Monday, April 18, 2011

[K]afeteria talk

If you're curious what I'm talking about between 12:20 and 1pm Monday through Friday, this could almost substitute as a live satellite feed.


Ok, maybe not 100% accurate... but close enough to warrant being exclusively featured in a blog post.

Tuesday, April 12, 2011

Teaching goes viral.

Tuesday is probably the most dreaded day of the week. Not because it’s the busiest day for me (which it is), but because I face my two toughest audiences of the week in the same day. My second and third period classes on Tuesday are notoriously unenthusiastic. Seriously, it’s brutal. Answers are usually half-hearted inaudible mumbles, and eyes are facing deskward. Nothing I do to boost their morale or capture their attention seems to work, and I'm often left feeling like I'm riding an  elevator with a stranger. Except in this case the elevator ride is 40 minutes long, and once I step off that elevator I have to board a new elevator with an even worse stranger. I have to endure this every week.

But today was different. Today I pulled out something magic, something the kids and I can both relate to. Today I pulled out…. The YouTube viral videos.

For fifth grade we have begun a lesson called “It’s under the table.” It’s exactly as inane as it sounds, and the kids have some difficulty getting into prepositions, despite their importance. Sometimes [read: most of the time] the book’s recommended activity is underwhelming, and it bores the students, and leaves me feeling terrible. I feel like they are insulting to the children’s intelligence. So last night I decided to bust into my ‘favorites’ list on my YouTube account to find something, anything, that I could use from there. Cue bear video.


“Where is the bear?" "He’s in the tree! He’s on the trampoline! He’s on the ground! He’s under the tree! He’s in front of the trampoline!” The kids got it, and laughed their asses off too. The same basic questions were applied to a video of a fat kid on a diving board.

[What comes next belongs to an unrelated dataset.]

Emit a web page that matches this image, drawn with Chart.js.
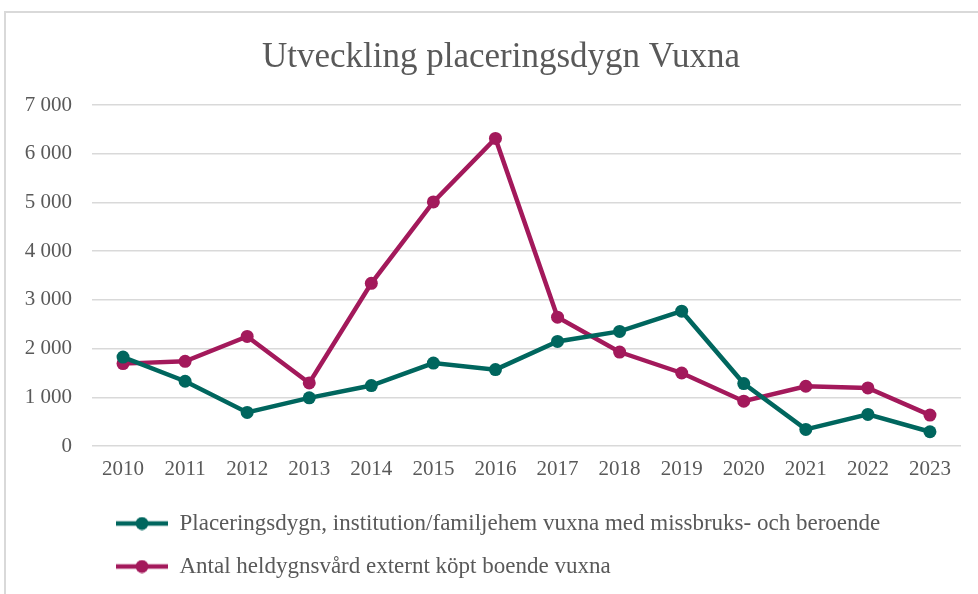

Grade six is beginning a lesson called “Do you like spring?” I opted out of the book’s recommended activity ("Show flash cards while saying true/false statements and have the students guess!" Barf.) Instead, I found four entertaining videos that were seasonally specific enough to get the students answering questions; What season is it in the video? What are they doing? For the summer example, I stuck with the diving board clip. (Seriously, it's a classic.) Winter had an Eskimo being eaten. Fall had a car being crushed by an enormous pumpkin. Spring was my personal favorite, with a cute flower prank.

Browsing YouTube... I never knew work could feel so much like unemployment.

Monday, April 11, 2011

Retina gorging.



Get your Visene ready, because once again it's time to damage your eyes by staring in unblinking amazement at the sixteen latest additions to my Flickr account. Most of these are from my trip with Molly to Kwangyang yesterday to admire the cherry blossoms with my co-teacher, Alison a.k.a. Jeong Sun-Yung. A few others are from a break-dancing competition I stumbled across on the street the other day while shopping.


I also saw a purple-eared puppy at some point. Yeah, for reals. Handle it.

Tuesday, April 5, 2011

Pillow talk.



I’m writing from my bed. Seven weeks in and it’s finally the comfortable sanctuary it’s intended to be. As I mentioned awhile back, sheets are few and far between out here, and I like me some sheets. I put off looking for them out here, and my procrastination was rewarded on Thursday with the arrival of Chris and Natalie’s care package. Contents? A full set of sheets: grey, wrinkle-free, perfect. In addition to sheets (which, after seeing, I literally hugged to my chest) I received Annie’s shells and cheese, small growing kits for strawberries and tomatoes, play dough, and a shitload of candy. It made my entire day.

This care package comes on the heels of Margaret’s package, which arrived last Saturday. I called Margaret immediately and gave a live narrative of my unwrapping the barrage of goodies she had sent me. Lot’s of “Oh my God!”s soared across the Skype connection as I discovered, among other things, two batches of homemade cookies, and a giant Rice Krispie treat (my staple road trip food.) Nearly everything was devoured within a few days.

So now here I lay, on my freshly sheeted bed with my soft new mattress pad, full on Mac & Cheese, and watching Planet Earth in the upper left hand corner of my computer. David Attenborough is telling me about Angel Falls, “the highest waterfall on planet Earth.”

Soon I will be receiving one more package, which I cannot wait for. (Geez Nick, greedy much? Can’t you just be content with what you’ve already received?) I can and I am… but the next package coming contains the new glasses I ordered! My D&Gs have served me well over the last four years, but it’s time for a new era of facial adornment. The new pair is green and cute and-

OH SHIT A CROCODILE JUST TOOK OUT A WILDABEAST! This footage requires my attention. Ciao! (Or chow if you’re a crocodile. As in down.)